● Dataset extract
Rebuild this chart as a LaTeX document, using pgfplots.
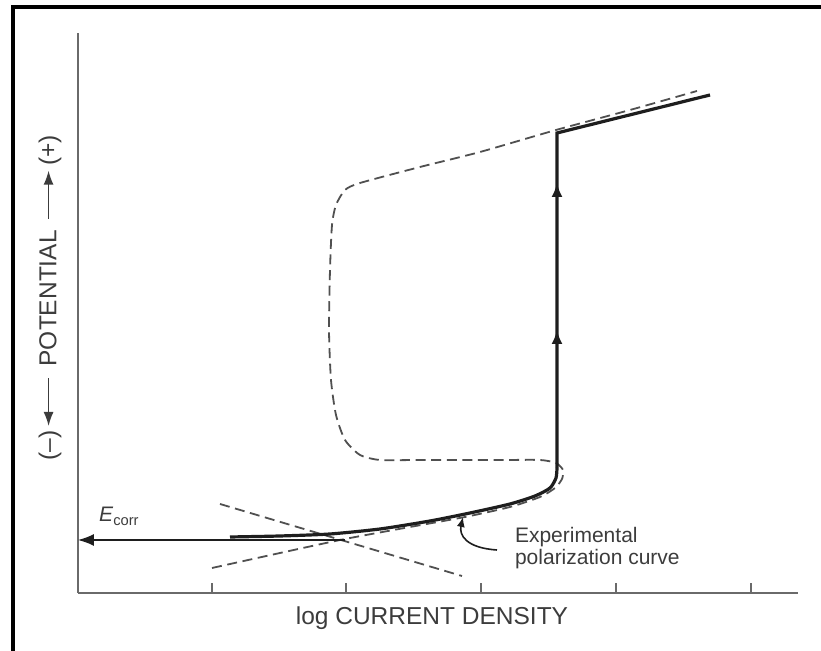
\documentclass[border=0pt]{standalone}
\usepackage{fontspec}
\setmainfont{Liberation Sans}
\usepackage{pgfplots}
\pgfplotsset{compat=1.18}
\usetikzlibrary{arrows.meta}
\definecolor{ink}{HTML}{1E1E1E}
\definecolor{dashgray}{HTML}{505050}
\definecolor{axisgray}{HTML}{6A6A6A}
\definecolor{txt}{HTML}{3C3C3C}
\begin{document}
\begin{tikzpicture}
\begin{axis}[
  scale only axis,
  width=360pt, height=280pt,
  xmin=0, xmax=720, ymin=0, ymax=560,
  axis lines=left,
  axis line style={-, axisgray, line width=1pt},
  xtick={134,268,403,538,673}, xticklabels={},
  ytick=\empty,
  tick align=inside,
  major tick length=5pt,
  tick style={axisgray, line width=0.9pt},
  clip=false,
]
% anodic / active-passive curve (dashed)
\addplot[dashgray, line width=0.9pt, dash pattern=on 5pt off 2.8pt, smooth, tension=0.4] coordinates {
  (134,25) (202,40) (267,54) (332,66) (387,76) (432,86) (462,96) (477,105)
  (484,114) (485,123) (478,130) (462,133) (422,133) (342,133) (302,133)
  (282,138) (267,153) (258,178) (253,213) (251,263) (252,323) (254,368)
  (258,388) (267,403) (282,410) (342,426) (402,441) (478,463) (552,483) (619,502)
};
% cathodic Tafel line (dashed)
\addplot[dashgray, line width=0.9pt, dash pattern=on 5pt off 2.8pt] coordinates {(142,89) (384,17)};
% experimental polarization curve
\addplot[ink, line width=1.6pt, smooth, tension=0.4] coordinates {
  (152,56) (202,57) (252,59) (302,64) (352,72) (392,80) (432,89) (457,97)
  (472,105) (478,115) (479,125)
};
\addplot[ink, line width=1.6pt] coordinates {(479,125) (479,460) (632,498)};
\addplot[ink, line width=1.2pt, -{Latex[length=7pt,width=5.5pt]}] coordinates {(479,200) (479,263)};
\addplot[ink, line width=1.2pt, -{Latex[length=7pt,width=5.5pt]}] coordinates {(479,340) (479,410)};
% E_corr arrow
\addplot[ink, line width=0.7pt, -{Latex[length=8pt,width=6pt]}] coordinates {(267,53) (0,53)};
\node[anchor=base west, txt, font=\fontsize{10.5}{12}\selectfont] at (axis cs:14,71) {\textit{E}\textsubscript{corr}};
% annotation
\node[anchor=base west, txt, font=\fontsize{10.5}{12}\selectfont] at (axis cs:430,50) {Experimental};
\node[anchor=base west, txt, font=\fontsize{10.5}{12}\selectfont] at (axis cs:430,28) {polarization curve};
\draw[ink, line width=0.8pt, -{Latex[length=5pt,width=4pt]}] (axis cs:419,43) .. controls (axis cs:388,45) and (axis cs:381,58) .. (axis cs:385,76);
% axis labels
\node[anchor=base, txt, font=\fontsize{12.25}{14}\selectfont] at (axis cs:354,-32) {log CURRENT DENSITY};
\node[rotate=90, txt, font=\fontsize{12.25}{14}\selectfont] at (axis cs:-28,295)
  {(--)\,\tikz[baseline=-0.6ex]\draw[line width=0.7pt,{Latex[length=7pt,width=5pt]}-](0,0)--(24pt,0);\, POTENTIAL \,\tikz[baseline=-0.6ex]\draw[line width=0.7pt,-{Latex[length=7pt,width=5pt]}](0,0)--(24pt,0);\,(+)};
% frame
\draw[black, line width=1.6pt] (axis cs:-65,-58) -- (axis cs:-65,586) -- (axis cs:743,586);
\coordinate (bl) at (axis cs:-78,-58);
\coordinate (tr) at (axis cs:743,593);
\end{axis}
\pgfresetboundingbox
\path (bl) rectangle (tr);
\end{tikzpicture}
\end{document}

● The request
Images should not appear in the copy; retype the listing above exactly.

● Answer
Rebuild this chart as a LaTeX document, using pgfplots.
\documentclass[border=0pt]{standalone}
\usepackage{fontspec}
\setmainfont{Liberation Sans}
\usepackage{pgfplots}
\pgfplotsset{compat=1.18}
\usetikzlibrary{arrows.meta}
\definecolor{ink}{HTML}{1E1E1E}
\definecolor{dashgray}{HTML}{505050}
\definecolor{axisgray}{HTML}{6A6A6A}
\definecolor{txt}{HTML}{3C3C3C}
\begin{document}
\begin{tikzpicture}
\begin{axis}[
  scale only axis,
  width=360pt, height=280pt,
  xmin=0, xmax=720, ymin=0, ymax=560,
  axis lines=left,
  axis line style={-, axisgray, line width=1pt},
  xtick={134,268,403,538,673}, xticklabels={},
  ytick=\empty,
  tick align=inside,
  major tick length=5pt,
  tick style={axisgray, line width=0.9pt},
  clip=false,
]
% anodic / active-passive curve (dashed)
\addplot[dashgray, line width=0.9pt, dash pattern=on 5pt off 2.8pt, smooth, tension=0.4] coordinates {
  (134,25) (202,40) (267,54) (332,66) (387,76) (432,86) (462,96) (477,105)
  (484,114) (485,123) (478,130) (462,133) (422,133) (342,133) (302,133)
  (282,138) (267,153) (258,178) (253,213) (251,263) (252,323) (254,368)
  (258,388) (267,403) (282,410) (342,426) (402,441) (478,463) (552,483) (619,502)
};
% cathodic Tafel line (dashed)
\addplot[dashgray, line width=0.9pt, dash pattern=on 5pt off 2.8pt] coordinates {(142,89) (384,17)};
% experimental polarization curve
\addplot[ink, line width=1.6pt, smooth, tension=0.4] coordinates {
  (152,56) (202,57) (252,59) (302,64) (352,72) (392,80) (432,89) (457,97)
  (472,105) (478,115) (479,125)
};
\addplot[ink, line width=1.6pt] coordinates {(479,125) (479,460) (632,498)};
\addplot[ink, line width=1.2pt, -{Latex[length=7pt,width=5.5pt]}] coordinates {(479,200) (479,263)};
\addplot[ink, line width=1.2pt, -{Latex[length=7pt,width=5.5pt]}] coordinates {(479,340) (479,410)};
% E_corr arrow
\addplot[ink, line width=0.7pt, -{Latex[length=8pt,width=6pt]}] coordinates {(267,53) (0,53)};
\node[anchor=base west, txt, font=\fontsize{10.5}{12}\selectfont] at (axis cs:14,71) {\textit{E}\textsubscript{corr}};
% annotation
\node[anchor=base west, txt, font=\fontsize{10.5}{12}\selectfont] at (axis cs:430,50) {Experimental};
\node[anchor=base west, txt, font=\fontsize{10.5}{12}\selectfont] at (axis cs:430,28) {polarization curve};
\draw[ink, line width=0.8pt, -{Latex[length=5pt,width=4pt]}] (axis cs:419,43) .. controls (axis cs:388,45) and (axis cs:381,58) .. (axis cs:385,76);
% axis labels
\node[anchor=base, txt, font=\fontsize{12.25}{14}\selectfont] at (axis cs:354,-32) {log CURRENT DENSITY};
\node[rotate=90, txt, font=\fontsize{12.25}{14}\selectfont] at (axis cs:-28,295)
  {(--)\,\tikz[baseline=-0.6ex]\draw[line width=0.7pt,{Latex[length=7pt,width=5pt]}-](0,0)--(24pt,0);\, POTENTIAL \,\tikz[baseline=-0.6ex]\draw[line width=0.7pt,-{Latex[length=7pt,width=5pt]}](0,0)--(24pt,0);\,(+)};
% frame
\draw[black, line width=1.6pt] (axis cs:-65,-58) -- (axis cs:-65,586) -- (axis cs:743,586);
\coordinate (bl) at (axis cs:-78,-58);
\coordinate (tr) at (axis cs:743,593);
\end{axis}
\pgfresetboundingbox
\path (bl) rectangle (tr);
\end{tikzpicture}
\end{document}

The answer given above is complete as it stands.